--- Start ---

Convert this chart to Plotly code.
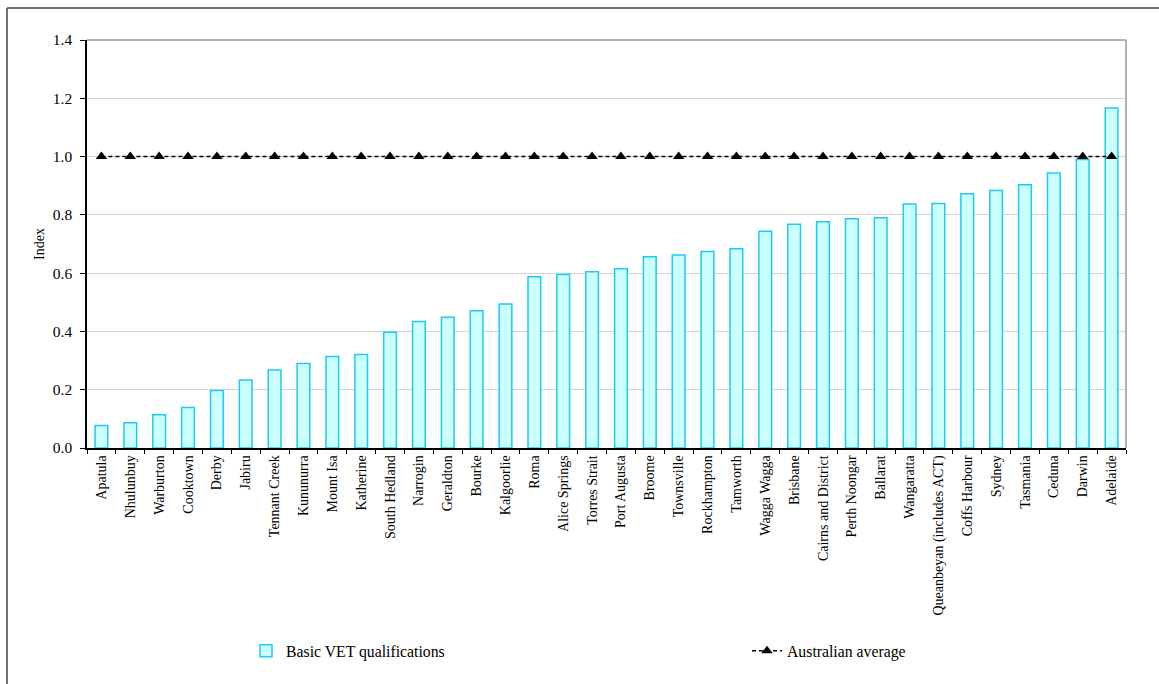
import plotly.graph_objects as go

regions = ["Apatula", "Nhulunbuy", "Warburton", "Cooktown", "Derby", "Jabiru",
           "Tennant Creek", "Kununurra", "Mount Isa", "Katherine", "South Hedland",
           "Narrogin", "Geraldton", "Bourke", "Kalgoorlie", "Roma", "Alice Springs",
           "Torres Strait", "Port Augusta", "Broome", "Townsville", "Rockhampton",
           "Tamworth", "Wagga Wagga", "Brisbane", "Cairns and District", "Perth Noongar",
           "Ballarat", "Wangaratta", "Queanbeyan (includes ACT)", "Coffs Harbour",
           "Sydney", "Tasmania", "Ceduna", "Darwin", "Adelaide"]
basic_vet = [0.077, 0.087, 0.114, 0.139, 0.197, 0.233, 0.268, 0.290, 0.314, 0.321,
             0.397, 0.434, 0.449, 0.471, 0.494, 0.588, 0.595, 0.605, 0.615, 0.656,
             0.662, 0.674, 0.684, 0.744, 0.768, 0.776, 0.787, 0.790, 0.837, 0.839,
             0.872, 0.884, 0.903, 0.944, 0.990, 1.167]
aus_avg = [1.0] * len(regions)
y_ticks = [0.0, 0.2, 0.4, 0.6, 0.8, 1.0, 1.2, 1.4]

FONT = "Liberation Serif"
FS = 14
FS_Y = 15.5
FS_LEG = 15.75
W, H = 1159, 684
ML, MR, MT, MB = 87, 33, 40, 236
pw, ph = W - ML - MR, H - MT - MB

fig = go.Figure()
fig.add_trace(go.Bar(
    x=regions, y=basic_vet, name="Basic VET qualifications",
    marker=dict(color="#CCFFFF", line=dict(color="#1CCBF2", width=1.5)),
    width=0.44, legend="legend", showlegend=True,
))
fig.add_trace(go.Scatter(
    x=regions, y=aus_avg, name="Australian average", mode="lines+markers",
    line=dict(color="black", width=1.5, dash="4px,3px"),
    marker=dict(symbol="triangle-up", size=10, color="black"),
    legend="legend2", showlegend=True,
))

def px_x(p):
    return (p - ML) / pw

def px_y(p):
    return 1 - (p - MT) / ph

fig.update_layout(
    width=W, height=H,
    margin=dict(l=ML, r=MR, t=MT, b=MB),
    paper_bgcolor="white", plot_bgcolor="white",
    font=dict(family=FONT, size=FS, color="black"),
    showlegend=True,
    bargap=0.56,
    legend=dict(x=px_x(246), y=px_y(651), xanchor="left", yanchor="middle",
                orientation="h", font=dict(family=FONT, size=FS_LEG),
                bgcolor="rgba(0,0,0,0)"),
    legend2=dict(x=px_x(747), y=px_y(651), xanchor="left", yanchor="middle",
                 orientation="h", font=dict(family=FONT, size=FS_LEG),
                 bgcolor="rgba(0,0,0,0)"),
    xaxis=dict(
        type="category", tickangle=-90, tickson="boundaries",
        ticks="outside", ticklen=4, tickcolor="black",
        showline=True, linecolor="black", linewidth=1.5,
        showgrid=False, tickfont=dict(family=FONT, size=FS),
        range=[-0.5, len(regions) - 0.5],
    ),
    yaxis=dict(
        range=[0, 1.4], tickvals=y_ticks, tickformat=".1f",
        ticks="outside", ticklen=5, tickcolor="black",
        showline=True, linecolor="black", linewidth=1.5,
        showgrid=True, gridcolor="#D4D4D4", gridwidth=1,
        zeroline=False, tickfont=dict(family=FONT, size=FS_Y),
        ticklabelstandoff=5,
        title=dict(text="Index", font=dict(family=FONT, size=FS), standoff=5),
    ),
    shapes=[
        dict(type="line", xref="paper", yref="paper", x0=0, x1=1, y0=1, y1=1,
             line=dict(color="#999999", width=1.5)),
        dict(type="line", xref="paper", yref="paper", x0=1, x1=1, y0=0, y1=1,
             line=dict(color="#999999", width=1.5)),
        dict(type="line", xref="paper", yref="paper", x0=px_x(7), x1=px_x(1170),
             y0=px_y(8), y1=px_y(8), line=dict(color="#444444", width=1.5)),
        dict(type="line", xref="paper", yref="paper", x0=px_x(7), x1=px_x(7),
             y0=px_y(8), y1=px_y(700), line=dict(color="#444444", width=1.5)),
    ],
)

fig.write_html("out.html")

--- End ---

SHORT EXERCISE ->
From the top of the listing above, repeat each line exactly until you reach the line containing "return 1 - (p - MT) / ph", and repeat that one too. Leave the pictures out.

OUTPUT FOR THIS TASK ->
Convert this chart to Plotly code.
import plotly.graph_objects as go

regions = ["Apatula", "Nhulunbuy", "Warburton", "Cooktown", "Derby", "Jabiru",
           "Tennant Creek", "Kununurra", "Mount Isa", "Katherine", "South Hedland",
           "Narrogin", "Geraldton", "Bourke", "Kalgoorlie", "Roma", "Alice Springs",
           "Torres Strait", "Port Augusta", "Broome", "Townsville", "Rockhampton",
           "Tamworth", "Wagga Wagga", "Brisbane", "Cairns and District", "Perth Noongar",
           "Ballarat", "Wangaratta", "Queanbeyan (includes ACT)", "Coffs Harbour",
           "Sydney", "Tasmania", "Ceduna", "Darwin", "Adelaide"]
basic_vet = [0.077, 0.087, 0.114, 0.139, 0.197, 0.233, 0.268, 0.290, 0.314, 0.321,
             0.397, 0.434, 0.449, 0.471, 0.494, 0.588, 0.595, 0.605, 0.615, 0.656,
             0.662, 0.674, 0.684, 0.744, 0.768, 0.776, 0.787, 0.790, 0.837, 0.839,
             0.872, 0.884, 0.903, 0.944, 0.990, 1.167]
aus_avg = [1.0] * len(regions)
y_ticks = [0.0, 0.2, 0.4, 0.6, 0.8, 1.0, 1.2, 1.4]

FONT = "Liberation Serif"
FS = 14
FS_Y = 15.5
FS_LEG = 15.75
W, H = 1159, 684
ML, MR, MT, MB = 87, 33, 40, 236
pw, ph = W - ML - MR, H - MT - MB

fig = go.Figure()
fig.add_trace(go.Bar(
    x=regions, y=basic_vet, name="Basic VET qualifications",
    marker=dict(color="#CCFFFF", line=dict(color="#1CCBF2", width=1.5)),
    width=0.44, legend="legend", showlegend=True,
))
fig.add_trace(go.Scatter(
    x=regions, y=aus_avg, name="Australian average", mode="lines+markers",
    line=dict(color="black", width=1.5, dash="4px,3px"),
    marker=dict(symbol="triangle-up", size=10, color="black"),
    legend="legend2", showlegend=True,
))

def px_x(p):
    return (p - ML) / pw

def px_y(p):
    return 1 - (p - MT) / ph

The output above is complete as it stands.